▸ **Your task**
The lines to extract run from the first line of the material below to the line containing "['-0.05', '0', '0.05', '0.1', '0.15', '0.2', '0.25', '0.3']", both included; leave the pictures behind.

▸ **Given information**
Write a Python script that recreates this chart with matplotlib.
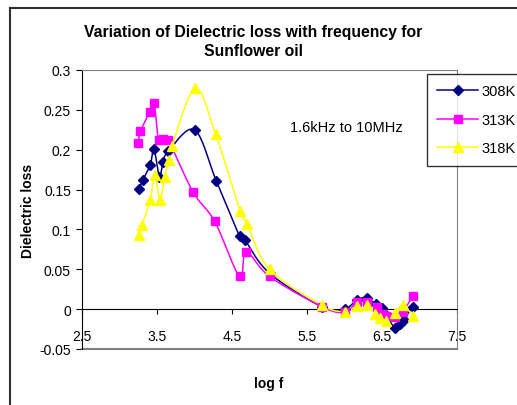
import numpy as np
import matplotlib
matplotlib.use("Agg")
import matplotlib.pyplot as plt
from matplotlib.lines import Line2D

plt.rcParams['font.family'] = ['Liberation Sans', 'DejaVu Sans']

# data
logf_308 = [3.26, 3.31, 3.41, 3.46, 3.53, 3.58, 3.65, 4.00, 4.29, 4.60, 4.67, 5.00,
            5.70, 6.00, 6.17, 6.30, 6.42, 6.50, 6.56, 6.67, 6.74, 6.79, 6.91]
loss_308 = [0.151, 0.162, 0.181, 0.201, 0.166, 0.184, 0.198, 0.225, 0.161, 0.092, 0.087, 0.045,
            0.003, 0.000, 0.012, 0.014, 0.006, 0.002, -0.007, -0.024, -0.019, -0.013, 0.003]

logf_313 = [3.25, 3.28, 3.40, 3.46, 3.52, 3.58, 3.65, 3.98, 4.27, 4.60, 4.69, 5.00,
            5.70, 6.00, 6.17, 6.30, 6.43, 6.50, 6.56, 6.67, 6.78, 6.91]
loss_313 = [0.208, 0.223, 0.247, 0.259, 0.212, 0.213, 0.212, 0.147, 0.110, 0.041, 0.072, 0.041,
            0.003, -0.004, 0.009, 0.009, 0.003, -0.006, -0.009, -0.010, -0.003, 0.017]

logf_318 = [3.26, 3.30, 3.41, 3.47, 3.54, 3.60, 3.66, 3.70, 4.01, 4.28, 4.61, 4.70, 5.00,
            5.70, 6.00, 6.17, 6.30, 6.41, 6.47, 6.56, 6.67, 6.78, 6.91]
loss_318 = [0.093, 0.105, 0.137, 0.168, 0.137, 0.166, 0.187, 0.205, 0.277, 0.220, 0.123, 0.107, 0.050,
            0.005, -0.003, 0.004, 0.005, -0.006, -0.011, -0.015, -0.005, 0.005, -0.008]

series_labels = ['308K', '313K', '318K']
x_ticks = [2.5, 3.5, 4.5, 5.5, 6.5, 7.5]
y_ticks = [-0.05, 0, 0.05, 0.1, 0.15, 0.2, 0.25, 0.3]
y_tick_labels = ['-0.05', '0', '0.05', '0.1', '0.15', '0.2', '0.25', '0.3']


def smooth(x, y, yscale=10.67, n=20):
    """Excel-like smoothed line (bezier through points, catmull-rom tangents)."""
    p = np.column_stack([np.asarray(x, float), np.asarray(y, float) * yscale])
    pts = [p[0]] + list(p) + [p[-1]]
    out = []
    t = np.linspace(0, 1, n)[:, None]
    for i in range(1, len(pts) - 2):
        p0, p1, p2, p3 = pts[i - 1], pts[i], pts[i + 1], pts[i + 2]
        c1 = p1 + (p2 - p0) / 6.0
        c2 = p2 - (p3 - p1) / 6.0
        seg = ((1 - t) ** 3) * p1 + 3 * ((1 - t) ** 2) * t * c1 + 3 * (1 - t) * t ** 2 * c2 + t ** 3 * p2
        out.append(seg if i == 1 else seg[1:])
    out = np.vstack(out)
    return out[:, 0], out[:, 1] / yscale


fig = plt.figure(figsize=(5.17, 4.06), dpi=100)
ax = fig.add_axes([82 / 517, 1 - 350 / 406, 375 / 517, 279 / 406])

styles = [
    (logf_308, loss_308, '#000080', 'D', 5.0),
    (logf_313, loss_313, '#FF00FF', 's', 5.5),
    (logf_318, loss_318, '#FFFF00', '^', 7.0),
]
handles = []
for (xs, ys, col, mk, ms), lab in zip(styles, series_labels):
    sx, sy = smooth(xs, ys)
    ax.plot(sx, sy, color=col, linewidth=1.1, zorder=3)
    ax.plot(xs, ys, linestyle='none', marker=mk, markersize=ms, color=col,
            markeredgecolor=col, zorder=4)
    handles.append(Line2D([], [], color=col, linewidth=1.1, marker=mk,
                          markersize=ms, markeredgecolor=col, label=lab))

ax.set_xlim(2.5, 7.5)
ax.set_ylim(-0.05, 0.3)

for side in ['top', 'right']:
    ax.spines[side].set_color('#808080')
ax.spines['left'].set_color('black')
ax.spines['bottom'].set_position(('data', 0))
ax.spines['bottom'].set_color('black')
ax.axhline(-0.05, color='#808080', linewidth=1.5, clip_on=False)

ax.set_xticks(x_ticks)
ax.set_xticklabels([str(v) for v in x_ticks])
ax.set_yticks(y_ticks)
ax.set_yticklabels(y_tick_labels)
ax.tick_params(axis='x', direction='out', length=3.5, pad=11, labelsize=10)
ax.tick_params(axis='y', direction='out', length=4, pad=4, labelsize=10)

ax.set_xlabel('log f', fontsize=10, fontweight='bold')
ax.xaxis.set_label_coords(0.497, -0.095)
ax.set_ylabel('Dielectric loss', fontsize=10, fontweight='bold')
ax.yaxis.set_label_coords(-0.125, 0.5)

ax.text(0.704, 0.796, '1.6kHz to 10MHz', transform=ax.transAxes, fontsize=10.5,
        ha='center', va='center')

fig.text(253 / 517, 1 - 42 / 406, 'Variation of Dielectric loss with frequency for\nSunflower oil',
         ha='center', va='center', fontsize=11.3, fontweight='bold', linespacing=1.3)

leg = ax.legend(handles=handles, loc='upper left',
                bbox_to_anchor=(427 / 517, 1 - 75 / 406), bbox_transform=fig.transFigure,
                borderaxespad=0, frameon=True, fancybox=False, fontsize=10.5,
                handlelength=2.8, labelspacing=1.0, borderpad=0.7, handletextpad=0.25)
leg.get_frame().set_edgecolor('black')
leg.get_frame().set_linewidth(1.0)

# chart area border (left and top visible)
fig.add_artist(Line2D([10 / 517, 10 / 517], [0, 1 - 9 / 406], color='#303030',
                      linewidth=1.5, transform=fig.transFigure))
fig.add_artist(Line2D([10 / 517, 1], [1 - 9 / 406, 1 - 9 / 406], color='#303030',
                      linewidth=1.5, transform=fig.transFigure))

fig.savefig('out.png', dpi=100)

▸ **Expected answer**
Write a Python script that recreates this chart with matplotlib.
import numpy as np
import matplotlib
matplotlib.use("Agg")
import matplotlib.pyplot as plt
from matplotlib.lines import Line2D

plt.rcParams['font.family'] = ['Liberation Sans', 'DejaVu Sans']

# data
logf_308 = [3.26, 3.31, 3.41, 3.46, 3.53, 3.58, 3.65, 4.00, 4.29, 4.60, 4.67, 5.00,
            5.70, 6.00, 6.17, 6.30, 6.42, 6.50, 6.56, 6.67, 6.74, 6.79, 6.91]
loss_308 = [0.151, 0.162, 0.181, 0.201, 0.166, 0.184, 0.198, 0.225, 0.161, 0.092, 0.087, 0.045,
            0.003, 0.000, 0.012, 0.014, 0.006, 0.002, -0.007, -0.024, -0.019, -0.013, 0.003]

logf_313 = [3.25, 3.28, 3.40, 3.46, 3.52, 3.58, 3.65, 3.98, 4.27, 4.60, 4.69, 5.00,
            5.70, 6.00, 6.17, 6.30, 6.43, 6.50, 6.56, 6.67, 6.78, 6.91]
loss_313 = [0.208, 0.223, 0.247, 0.259, 0.212, 0.213, 0.212, 0.147, 0.110, 0.041, 0.072, 0.041,
            0.003, -0.004, 0.009, 0.009, 0.003, -0.006, -0.009, -0.010, -0.003, 0.017]

logf_318 = [3.26, 3.30, 3.41, 3.47, 3.54, 3.60, 3.66, 3.70, 4.01, 4.28, 4.61, 4.70, 5.00,
            5.70, 6.00, 6.17, 6.30, 6.41, 6.47, 6.56, 6.67, 6.78, 6.91]
loss_318 = [0.093, 0.105, 0.137, 0.168, 0.137, 0.166, 0.187, 0.205, 0.277, 0.220, 0.123, 0.107, 0.050,
            0.005, -0.003, 0.004, 0.005, -0.006, -0.011, -0.015, -0.005, 0.005, -0.008]

series_labels = ['308K', '313K', '318K']
x_ticks = [2.5, 3.5, 4.5, 5.5, 6.5, 7.5]
y_ticks = [-0.05, 0, 0.05, 0.1, 0.15, 0.2, 0.25, 0.3]
y_tick_labels = ['-0.05', '0', '0.05', '0.1', '0.15', '0.2', '0.25', '0.3']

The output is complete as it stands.